GIVEN REQUEST -
Word for word, print each line of the listing below; pictures stay out.

── GIVEN DATA ──

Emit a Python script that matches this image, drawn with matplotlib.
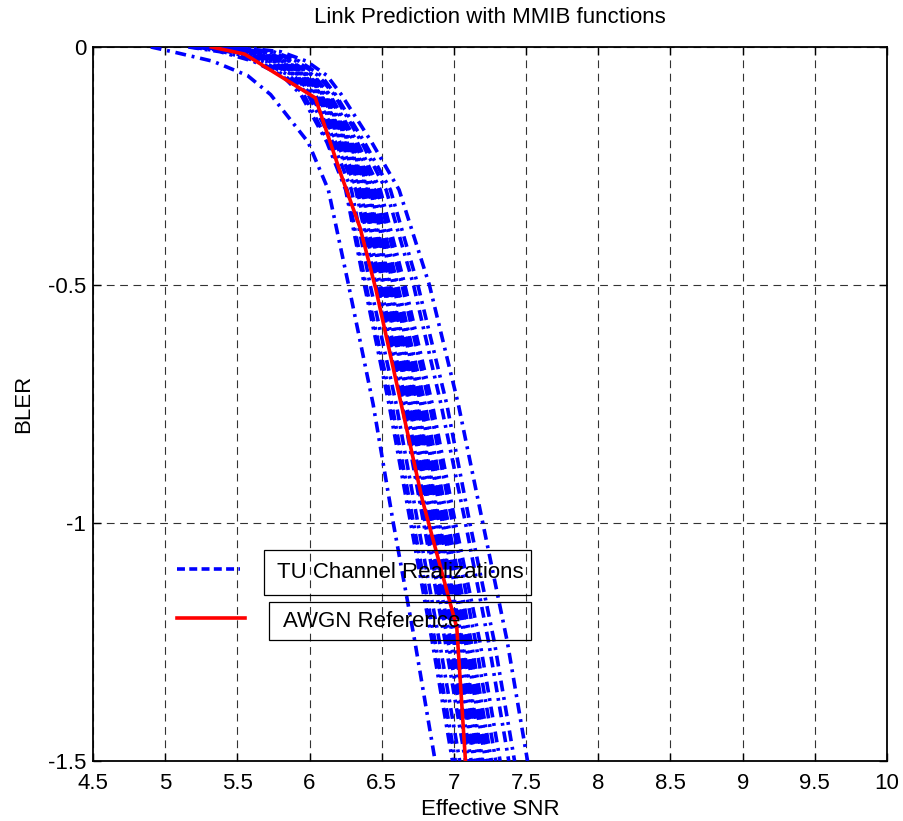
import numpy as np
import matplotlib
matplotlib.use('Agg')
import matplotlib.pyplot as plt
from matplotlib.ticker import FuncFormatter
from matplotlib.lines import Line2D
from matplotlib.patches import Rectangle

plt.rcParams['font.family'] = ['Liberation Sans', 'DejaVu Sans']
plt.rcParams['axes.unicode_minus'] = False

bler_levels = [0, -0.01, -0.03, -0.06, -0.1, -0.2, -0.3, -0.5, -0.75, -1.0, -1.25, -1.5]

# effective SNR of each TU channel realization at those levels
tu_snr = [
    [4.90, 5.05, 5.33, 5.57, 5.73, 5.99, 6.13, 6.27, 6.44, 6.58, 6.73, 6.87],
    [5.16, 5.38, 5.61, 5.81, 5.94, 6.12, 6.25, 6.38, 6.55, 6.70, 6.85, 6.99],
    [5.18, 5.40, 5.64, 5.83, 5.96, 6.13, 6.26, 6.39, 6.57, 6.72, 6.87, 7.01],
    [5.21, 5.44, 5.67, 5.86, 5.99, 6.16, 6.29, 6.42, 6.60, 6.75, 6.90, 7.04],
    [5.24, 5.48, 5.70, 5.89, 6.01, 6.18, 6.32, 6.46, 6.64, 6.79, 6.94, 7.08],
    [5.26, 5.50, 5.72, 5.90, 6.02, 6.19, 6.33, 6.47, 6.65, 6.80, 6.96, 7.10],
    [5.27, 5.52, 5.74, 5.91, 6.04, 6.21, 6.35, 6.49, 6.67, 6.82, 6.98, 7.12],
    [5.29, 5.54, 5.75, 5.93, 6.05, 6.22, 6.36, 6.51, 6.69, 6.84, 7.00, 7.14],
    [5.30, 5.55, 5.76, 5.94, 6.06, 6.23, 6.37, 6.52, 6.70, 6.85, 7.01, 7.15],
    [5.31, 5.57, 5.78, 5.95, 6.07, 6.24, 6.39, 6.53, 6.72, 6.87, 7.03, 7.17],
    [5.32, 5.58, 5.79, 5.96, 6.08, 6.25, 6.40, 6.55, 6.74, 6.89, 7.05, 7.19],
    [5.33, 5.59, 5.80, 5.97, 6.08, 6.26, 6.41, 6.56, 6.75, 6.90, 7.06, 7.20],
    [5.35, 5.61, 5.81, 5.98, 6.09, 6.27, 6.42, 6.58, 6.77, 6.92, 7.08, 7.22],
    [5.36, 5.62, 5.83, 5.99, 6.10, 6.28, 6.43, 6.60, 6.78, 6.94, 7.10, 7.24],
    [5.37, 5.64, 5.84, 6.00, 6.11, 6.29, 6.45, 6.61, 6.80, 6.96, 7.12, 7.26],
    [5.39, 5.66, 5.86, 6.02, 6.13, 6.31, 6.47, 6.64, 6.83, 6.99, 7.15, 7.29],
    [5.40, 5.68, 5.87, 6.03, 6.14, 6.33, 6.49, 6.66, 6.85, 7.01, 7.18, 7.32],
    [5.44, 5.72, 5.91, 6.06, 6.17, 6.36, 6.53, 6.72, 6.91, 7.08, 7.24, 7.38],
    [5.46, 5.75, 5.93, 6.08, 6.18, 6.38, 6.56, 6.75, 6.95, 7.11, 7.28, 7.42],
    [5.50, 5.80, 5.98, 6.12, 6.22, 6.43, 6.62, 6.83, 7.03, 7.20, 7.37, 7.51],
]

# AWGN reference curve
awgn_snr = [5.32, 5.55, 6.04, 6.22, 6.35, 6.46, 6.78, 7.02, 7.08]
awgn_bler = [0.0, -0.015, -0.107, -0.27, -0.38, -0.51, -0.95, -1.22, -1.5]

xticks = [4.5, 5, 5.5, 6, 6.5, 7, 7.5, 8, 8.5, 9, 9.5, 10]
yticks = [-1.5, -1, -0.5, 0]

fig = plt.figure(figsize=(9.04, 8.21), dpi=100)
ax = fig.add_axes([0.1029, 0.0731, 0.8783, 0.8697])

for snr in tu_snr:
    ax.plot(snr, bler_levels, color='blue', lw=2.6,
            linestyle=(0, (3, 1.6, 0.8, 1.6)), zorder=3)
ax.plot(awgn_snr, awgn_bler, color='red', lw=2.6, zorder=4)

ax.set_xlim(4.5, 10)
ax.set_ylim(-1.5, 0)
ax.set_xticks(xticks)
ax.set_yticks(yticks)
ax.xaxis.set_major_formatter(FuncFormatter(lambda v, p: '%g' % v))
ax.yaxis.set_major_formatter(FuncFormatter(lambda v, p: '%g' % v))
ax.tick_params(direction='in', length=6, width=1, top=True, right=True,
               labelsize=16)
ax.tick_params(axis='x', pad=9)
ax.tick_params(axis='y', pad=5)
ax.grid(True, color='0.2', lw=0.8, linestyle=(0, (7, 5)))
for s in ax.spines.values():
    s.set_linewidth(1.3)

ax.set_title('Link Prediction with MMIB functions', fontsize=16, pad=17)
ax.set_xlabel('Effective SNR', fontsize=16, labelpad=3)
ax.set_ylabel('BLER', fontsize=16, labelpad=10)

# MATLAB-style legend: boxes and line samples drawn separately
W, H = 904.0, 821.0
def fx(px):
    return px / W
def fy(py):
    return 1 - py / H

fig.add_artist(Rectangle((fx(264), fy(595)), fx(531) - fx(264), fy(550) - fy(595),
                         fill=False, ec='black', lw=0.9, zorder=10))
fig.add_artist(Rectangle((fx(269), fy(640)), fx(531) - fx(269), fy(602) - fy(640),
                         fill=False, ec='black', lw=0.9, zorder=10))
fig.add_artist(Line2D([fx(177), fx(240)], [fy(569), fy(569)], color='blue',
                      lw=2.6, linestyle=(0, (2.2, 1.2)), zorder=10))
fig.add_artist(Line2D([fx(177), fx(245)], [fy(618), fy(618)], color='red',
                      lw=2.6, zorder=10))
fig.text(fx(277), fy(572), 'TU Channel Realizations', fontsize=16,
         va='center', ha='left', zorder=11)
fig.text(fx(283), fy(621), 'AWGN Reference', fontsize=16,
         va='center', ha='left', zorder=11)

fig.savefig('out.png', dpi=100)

───

SOLUTION TO THIS PROBLEM -
Emit a Python script that matches this image, drawn with matplotlib.
import numpy as np
import matplotlib
matplotlib.use('Agg')
import matplotlib.pyplot as plt
from matplotlib.ticker import FuncFormatter
from matplotlib.lines import Line2D
from matplotlib.patches import Rectangle

plt.rcParams['font.family'] = ['Liberation Sans', 'DejaVu Sans']
plt.rcParams['axes.unicode_minus'] = False

bler_levels = [0, -0.01, -0.03, -0.06, -0.1, -0.2, -0.3, -0.5, -0.75, -1.0, -1.25, -1.5]

# effective SNR of each TU channel realization at those levels
tu_snr = [
    [4.90, 5.05, 5.33, 5.57, 5.73, 5.99, 6.13, 6.27, 6.44, 6.58, 6.73, 6.87],
    [5.16, 5.38, 5.61, 5.81, 5.94, 6.12, 6.25, 6.38, 6.55, 6.70, 6.85, 6.99],
    [5.18, 5.40, 5.64, 5.83, 5.96, 6.13, 6.26, 6.39, 6.57, 6.72, 6.87, 7.01],
    [5.21, 5.44, 5.67, 5.86, 5.99, 6.16, 6.29, 6.42, 6.60, 6.75, 6.90, 7.04],
    [5.24, 5.48, 5.70, 5.89, 6.01, 6.18, 6.32, 6.46, 6.64, 6.79, 6.94, 7.08],
    [5.26, 5.50, 5.72, 5.90, 6.02, 6.19, 6.33, 6.47, 6.65, 6.80, 6.96, 7.10],
    [5.27, 5.52, 5.74, 5.91, 6.04, 6.21, 6.35, 6.49, 6.67, 6.82, 6.98, 7.12],
    [5.29, 5.54, 5.75, 5.93, 6.05, 6.22, 6.36, 6.51, 6.69, 6.84, 7.00, 7.14],
    [5.30, 5.55, 5.76, 5.94, 6.06, 6.23, 6.37, 6.52, 6.70, 6.85, 7.01, 7.15],
    [5.31, 5.57, 5.78, 5.95, 6.07, 6.24, 6.39, 6.53, 6.72, 6.87, 7.03, 7.17],
    [5.32, 5.58, 5.79, 5.96, 6.08, 6.25, 6.40, 6.55, 6.74, 6.89, 7.05, 7.19],
    [5.33, 5.59, 5.80, 5.97, 6.08, 6.26, 6.41, 6.56, 6.75, 6.90, 7.06, 7.20],
    [5.35, 5.61, 5.81, 5.98, 6.09, 6.27, 6.42, 6.58, 6.77, 6.92, 7.08, 7.22],
    [5.36, 5.62, 5.83, 5.99, 6.10, 6.28, 6.43, 6.60, 6.78, 6.94, 7.10, 7.24],
    [5.37, 5.64, 5.84, 6.00, 6.11, 6.29, 6.45, 6.61, 6.80, 6.96, 7.12, 7.26],
    [5.39, 5.66, 5.86, 6.02, 6.13, 6.31, 6.47, 6.64, 6.83, 6.99, 7.15, 7.29],
    [5.40, 5.68, 5.87, 6.03, 6.14, 6.33, 6.49, 6.66, 6.85, 7.01, 7.18, 7.32],
    [5.44, 5.72, 5.91, 6.06, 6.17, 6.36, 6.53, 6.72, 6.91, 7.08, 7.24, 7.38],
    [5.46, 5.75, 5.93, 6.08, 6.18, 6.38, 6.56, 6.75, 6.95, 7.11, 7.28, 7.42],
    [5.50, 5.80, 5.98, 6.12, 6.22, 6.43, 6.62, 6.83, 7.03, 7.20, 7.37, 7.51],
]

# AWGN reference curve
awgn_snr = [5.32, 5.55, 6.04, 6.22, 6.35, 6.46, 6.78, 7.02, 7.08]
awgn_bler = [0.0, -0.015, -0.107, -0.27, -0.38, -0.51, -0.95, -1.22, -1.5]

xticks = [4.5, 5, 5.5, 6, 6.5, 7, 7.5, 8, 8.5, 9, 9.5, 10]
yticks = [-1.5, -1, -0.5, 0]

fig = plt.figure(figsize=(9.04, 8.21), dpi=100)
ax = fig.add_axes([0.1029, 0.0731, 0.8783, 0.8697])

for snr in tu_snr:
    ax.plot(snr, bler_levels, color='blue', lw=2.6,
            linestyle=(0, (3, 1.6, 0.8, 1.6)), zorder=3)
ax.plot(awgn_snr, awgn_bler, color='red', lw=2.6, zorder=4)

ax.set_xlim(4.5, 10)
ax.set_ylim(-1.5, 0)
ax.set_xticks(xticks)
ax.set_yticks(yticks)
ax.xaxis.set_major_formatter(FuncFormatter(lambda v, p: '%g' % v))
ax.yaxis.set_major_formatter(FuncFormatter(lambda v, p: '%g' % v))
ax.tick_params(direction='in', length=6, width=1, top=True, right=True,
               labelsize=16)
ax.tick_params(axis='x', pad=9)
ax.tick_params(axis='y', pad=5)
ax.grid(True, color='0.2', lw=0.8, linestyle=(0, (7, 5)))
for s in ax.spines.values():
    s.set_linewidth(1.3)

ax.set_title('Link Prediction with MMIB functions', fontsize=16, pad=17)
ax.set_xlabel('Effective SNR', fontsize=16, labelpad=3)
ax.set_ylabel('BLER', fontsize=16, labelpad=10)

# MATLAB-style legend: boxes and line samples drawn separately
W, H = 904.0, 821.0
def fx(px):
    return px / W
def fy(py):
    return 1 - py / H

fig.add_artist(Rectangle((fx(264), fy(595)), fx(531) - fx(264), fy(550) - fy(595),
                         fill=False, ec='black', lw=0.9, zorder=10))
fig.add_artist(Rectangle((fx(269), fy(640)), fx(531) - fx(269), fy(602) - fy(640),
                         fill=False, ec='black', lw=0.9, zorder=10))
fig.add_artist(Line2D([fx(177), fx(240)], [fy(569), fy(569)], color='blue',
                      lw=2.6, linestyle=(0, (2.2, 1.2)), zorder=10))
fig.add_artist(Line2D([fx(177), fx(245)], [fy(618), fy(618)], color='red',
                      lw=2.6, zorder=10))
fig.text(fx(277), fy(572), 'TU Channel Realizations', fontsize=16,
         va='center', ha='left', zorder=11)
fig.text(fx(283), fy(621), 'AWGN Reference', fontsize=16,
         va='center', ha='left', zorder=11)

fig.savefig('out.png', dpi=100)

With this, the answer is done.